25I have concluded your prospects of rehabilitation are guarded, but nevertheless realistic, provided you remain drug abstinent, and will be better served by the imposition of a sentence of imprisonment with a non-parole release period, because of the rehabilitation potential of parole, rather than the straight jail sentence for which Mr McGarvey contended.
26In sentencing you, I will impose an aggregate sentence for the three burglary and three theft charges, because they form part of a series of offences of the same character. I have had regard to the totality principle, that is, I have looked at the totality of your criminal behaviour to decide the appropriate sentence for all the offences. Please stand, Mr Singh.
27By this sentence I must denounce your conduct, I must punish you and deter you and others from committing crimes of the same or similar kind. I must also look to the protection of the community and as well, your rehabilitation. Taking into account the circumstances of your offending and its effects, your personal circumstances and antecedents, and endeavouring to produce a sentence which reflects and promotes the purposes of sentencing in a manner appropriate to you, I sentence you as follows:
28On the three burglary charges, that is Charges 7, 15 and 17 and the three theft charges, that is Charges 8, 16 and 19, you are convicted and sentenced to an aggregate term of 21 months' imprisonment;
29On each of the charges of possess a drug of dependence, that is Charges 20 and 21, you are convicted and sentenced to one-month imprisonment;
30And accepting you committed the dishonesty offences to feed your drug addiction, I direct each of the two sentences be served concurrently with the aggregate term and each other. So, your total effective sentence is 21 months' imprisonment and I fix a non-parole release period of 15 months. I declare you have served 357 days of this sentence by way of pre-sentence detention.

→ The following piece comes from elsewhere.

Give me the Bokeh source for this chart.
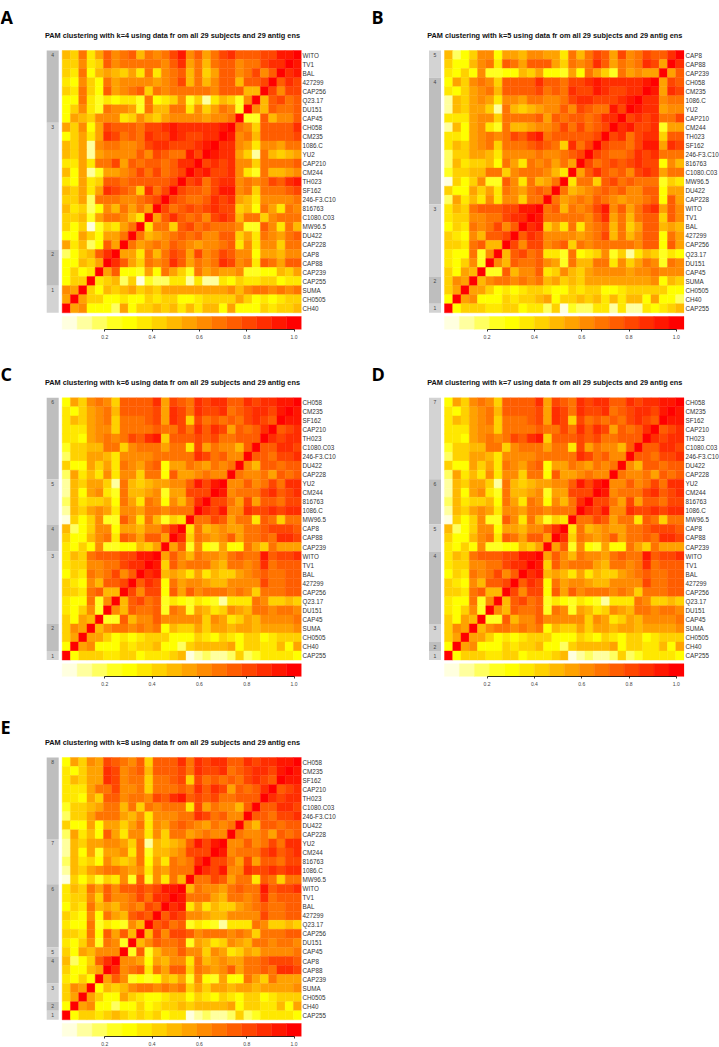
from bokeh.embed import file_html
from bokeh.resources import INLINE
from bokeh.plotting import figure
from bokeh.layouts import column, row
from bokeh.models import ColumnDataSource, FixedTicker, LinearAxis, LinearColorMapper, Range1d
from bokeh.transform import transform
from bokeh.core.properties import value

PALETTE = ["#FFFFDF", "#FFFF9F", "#FFFF60", "#FFFF20", "#FFFF00", "#FFE800", "#FFD100", "#FFB900",
           "#FFA200", "#FF8B00", "#FF7400", "#FF5D00", "#FF4600", "#FF2E00", "#FF1700", "#FF0000"]

# Reference order (panel A, top to bottom); the matrix below is symmetric, so each
# row holds the cells left of and on the diagonal in that panel, in hundredths.
ANTIGENS = ["WITO", "TV1", "BAL", "427299", "CAP256", "Q23.17", "DU151", "CAP45", "CH058", "CM235",
            "1086.C", "YU2", "CAP210", "CM244", "TH023", "SF162", "246-F3.C10", "816763", "C1080.C03",
            "MW96.5", "DU422", "CAP228", "CAP8", "CAP88", "CAP239", "CAP255", "SUMA", "CH0505", "CH40"]
SIMILARITY = [
    [49,43,68,37,56,75,62,68,75,49,68,62,68,81,94,62,75,56,68,81,87,75,75,75,81,81,94,94,100],
    [43,43,62,37,43,75,62,68,68,68,68,68,62,75,87,56,68,49,68,75,75,62,68,68,81,87,87,100],
    [43,37,68,30,49,56,49,43,56,37,68,37,62,68,75,49,68,43,56,75,75,62,68,81,62,75,100],
    [37,30,62,43,30,68,56,62,62,62,62,56,62,68,81,49,68,49,62,75,75,49,75,75,81,100],
    [43,37,68,43,30,75,56,62,68,75,43,68,62,68,68,68,68,68,62,75,75,75,49,49,100],
    [30,30,68,37,24,37,30,37,37,24,68,30,37,43,62,24,43,12,37,49,43,24,62,100],
    [30,43,62,37,24,68,62,62,56,24,68,49,49,68,68,37,62,43,56,68,62,24,100],
    [30,56,49,43,62,62,62,37,43,62,49,43,56,62,62,62,62,56,62,62,68,100],
    [56,43,62,30,56,81,75,75,75,68,81,81,87,94,87,87,87,87,87,94,100],
    [30,43,56,37,56,87,81,68,75,68,87,81,81,94,87,81,81,87,87,100],
    [49,43,56,12,62,68,68,62,62,68,81,87,87,81,81,81,87,94,100],
    [49,43,56,12,56,62,62,62,62,75,62,81,75,68,68,94,81,100],
    [37,37,56,37,68,68,81,56,75,68,75,75,68,75,87,87,100],
    [49,30,56,12,24,56,56,62,68,81,68,81,68,75,81,100],
    [37,30,56,37,43,75,75,68,75,75,75,75,75,81,100],
    [49,43,56,37,56,87,81,75,68,43,87,68,81,100],
    [43,43,56,18,68,68,68,62,62,68,75,81,100],
    [49,37,43,18,30,62,49,68,56,68,56,100],
    [43,43,49,24,56,68,68,62,49,37,100],
    [43,30,43,5,24,43,37,56,68,100],
    [30,30,56,43,30,56,56,68,100],
    [56,37,49,18,30,75,56,100],
    [18,30,43,49,75,87,100],
    [30,30,49,43,56,100],
    [30,43,30,37,100],
    [30,43,43,100],
    [62,56,100],
    [56,100],
    [100],
]

ORDER_B = ["CAP8", "CAP88", "CAP239", "CH058", "CM235", "1086.C", "YU2", "CAP210", "CM244", "TH023",
           "SF162", "246-F3.C10", "816763", "C1080.C03", "MW96.5", "DU422", "CAP228", "WITO", "TV1", "BAL",
           "427299", "CAP256", "Q23.17", "DU151", "CAP45", "SUMA", "CH0505", "CH40", "CAP255"]
ORDER_C = ["CH058", "CM235", "SF162", "CAP210", "TH023", "C1080.C03", "246-F3.C10", "DU422", "CAP228",
           "YU2", "CM244", "816763", "1086.C", "MW96.5", "CAP8", "CAP88", "CAP239", "WITO", "TV1", "BAL",
           "427299", "CAP256", "Q23.17", "DU151", "CAP45", "SUMA", "CH0505", "CH40", "CAP255"]
ORDER_E = ["CH058", "CM235", "SF162", "CAP210", "TH023", "C1080.C03", "246-F3.C10", "DU422", "CAP228",
           "YU2", "CM244", "816763", "1086.C", "MW96.5", "WITO", "TV1", "BAL", "427299", "Q23.17", "CAP256",
           "DU151", "CAP45", "CAP8", "CAP88", "CAP239", "SUMA", "CH0505", "CH40", "CAP255"]

CLUSTERS_A = [8, 14, 4, 3]
CLUSTERS_B = [3, 14, 8, 3, 1]
CLUSTERS_C = [9, 5, 3, 8, 3, 1]
CLUSTERS_D = [9, 5, 3, 8, 2, 1, 1]
CLUSTERS_E = [9, 5, 7, 1, 3, 2, 1, 1]
FIRST_SHADE = {"A": 0, "B": 1, "C": 0, "D": 1, "E": 0}
SHADES = ["#BEBEBE", "#D3D3D3"]
TICKS = [0.2, 0.4, 0.6, 0.8, 1.0]

lookup = {}
for i, r in enumerate(SIMILARITY):
    for j, v in enumerate(r):
        a, b = ANTIGENS[i], ANTIGENS[28 - j]
        lookup[(a, b)] = v / 100
        lookup[(b, a)] = v / 100

HEAT_W, HEAT_H = 239.5, 262.3
CW, RH = HEAT_W / 29, HEAT_H / 29
PER_PX = 0.2 / 47.3
HEAT_TICK02 = 42.6             # pixels from the heat map's left edge to the 0.2 tick
CB_LOW = 0.2 - HEAT_TICK02 * PER_PX
CB_HIGH = CB_LOW + HEAT_W * PER_PX
mapper = LinearColorMapper(palette=PALETTE, low=CB_LOW, high=CB_HIGH)
LEFT_OF_MAP = 15.5             # side bar starts this far left of the heat map
CHROME = "Liberation Sans"


def panel(letter, k, order, clusters, heat_left, heat_top, right, bottom, letter_x, letter_base):
    fw, fh = int(heat_left + HEAT_W + 0.5), int(heat_top + 279.3)
    xr = Range1d(-heat_left / CW, (fw - heat_left) / CW)
    yr = Range1d((fh - heat_top) / RH, -heat_top / RH)
    p = figure(frame_width=fw, frame_height=fh, min_border_left=0, min_border_right=right,
               min_border_top=0, min_border_bottom=bottom, output_backend="svg", toolbar_location=None,
               x_axis_type=None, y_axis_location="right", x_range=xr, y_range=yr,
               outline_line_color=None, background_fill_color="white", border_fill_color="white")
    p.extra_x_ranges = {"cb": Range1d(CB_LOW - heat_left * PER_PX, CB_LOW + (fw - heat_left) * PER_PX)}
    p.grid.visible = False

    xs, ys, vs = [], [], []
    for i, a in enumerate(order):
        for j in range(29):
            xs.append(j); ys.append(i); vs.append(lookup[(a, order[28 - j])])
    src = ColumnDataSource(dict(l=xs, r=[x + 1 for x in xs], t=ys, b=[y + 1 for y in ys], v=vs))
    col = transform("v", mapper)
    p.quad(left="l", right="r", top="t", bottom="b", source=src, fill_color=col, line_color=col, line_width=0.4)

    # side bar with cluster numbers
    start = 0
    side_l, side_r = -LEFT_OF_MAP / CW, (12 - LEFT_OF_MAP) / CW
    for n, size in enumerate(clusters):
        shade = SHADES[(n + FIRST_SHADE[letter]) % 2]
        p.quad(left=side_l, right=side_r, top=start, bottom=start + size, fill_color=shade, line_color=None)
        p.text(x=[(side_l + side_r) / 2], y=[start + 0.5], text=[str(len(clusters) - n)],
               text_font=value(CHROME), text_font_size="5px", text_color="#444444",
               text_align="center", text_baseline="middle")
        start += size

    # colour key
    step = (CB_HIGH - CB_LOW) / len(PALETTE)
    bar_top, bar_bottom = (HEAT_H + 3.7) / RH, (HEAT_H + 17) / RH
    lefts = [CB_LOW + step * n for n in range(len(PALETTE))]
    p.quad(left=lefts, right=[x + step for x in lefts], top=bar_top, bottom=bar_bottom,
           fill_color=PALETTE, line_color=PALETTE, line_width=0.4, x_range_name="cb")
    ax = LinearAxis(x_range_name="cb", ticker=FixedTicker(ticks=TICKS), bounds=(0.2, 1.0),
                    major_tick_in=0, major_tick_out=2, minor_tick_line_color=None,
                    major_label_standoff=3, major_label_text_font=CHROME,
                    major_label_text_font_size="5px", major_label_text_color="#444444",
                    major_label_overrides={1.0: "1.0"},
                    axis_line_color="black", axis_line_width=0.8, major_tick_line_width=0.8)
    p.add_layout(ax, "below")

    # row labels
    y = p.yaxis[0]
    y.ticker = FixedTicker(ticks=[i + 0.5 for i in range(29)])
    y.major_label_overrides = {i + 0.5: name for i, name in enumerate(order)}
    y.axis_line_color = None
    y.major_tick_line_color = None
    y.minor_tick_line_color = None
    y.major_tick_out = 0
    y.major_tick_in = 0
    y.major_label_standoff = 1
    y.major_label_text_font = CHROME
    y.major_label_text_font_size = "6.3px"
    y.major_label_text_color = "#333333"

    title = f"PAM clustering with k={k} using data fr om all 29 subjects and 29 antig ens"
    p.text(x=[-(LEFT_OF_MAP + 1.8) / CW], y=[-15 / RH], text=[title], text_font=value(CHROME),
           text_font_style="bold", text_font_size="7.35px", text_color="#111111",
           text_align="left", text_baseline="middle")
    p.text(x=[(letter_x - heat_left) / CW], y=[(letter_base - heat_top) / RH], text=[letter],
           text_font=value("Open Sans"), text_font_style="bold", text_font_size="18px",
           text_color="black", text_align="left", text_baseline="alphabetic")
    return p


a = panel("A", 4, ANTIGENS, CLUSTERS_A, 61.7, 50, 59, 23, 0, 16)
b = panel("B", 5, ORDER_B, CLUSTERS_B, 84, 50, 35, 23, 11, 16)
c = panel("C", 6, ORDER_C, CLUSTERS_C, 61.7, 45.3, 59, 26, 0, 21)
d = panel("D", 7, ORDER_C, CLUSTERS_D, 84, 45.3, 35, 26, 11, 21)
e = panel("E", 8, ORDER_E, CLUSTERS_E, 61.7, 55, 59, 10, 0, 24)

page = column(row(a, b), row(c, d), e)
open("out.html", "w").write(file_html(page, INLINE))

31But for your plea of guilty I declare I would have sentenced you to 28 months' imprisonment and fixed a non-parole release period of 20 months.
32I make an order for disposal of the order of the items of property police seized in the terms of the order filed. I make an order for forfeiture of a homemade pistol police seized, in the terms of the order filed.
33Because I accept you will almost inevitably be removed from Australia when you have completed your prison sentence, I see no efficacy in making an order under s.464ZF for the taking of a forensic sample from you. Accordingly, I decline to make the order because I am not satisfied that it is in the interests of justice to do so. You may have a seat, Mr Singh.
34Mr Martin, are there any matters arising out of that?
35MR MARTIN: No, Your Honour.
36HIS HONOUR: Did I get the pre-sentence detention correct?
37MR MARTIN: You did, Your Honour. Yes.
38HIS HONOUR: Thank you. Mr Halphen, anything for your part?
39MR HALPHEN: Nothing, Your Honour.
40Would you remove Mr Singh, please.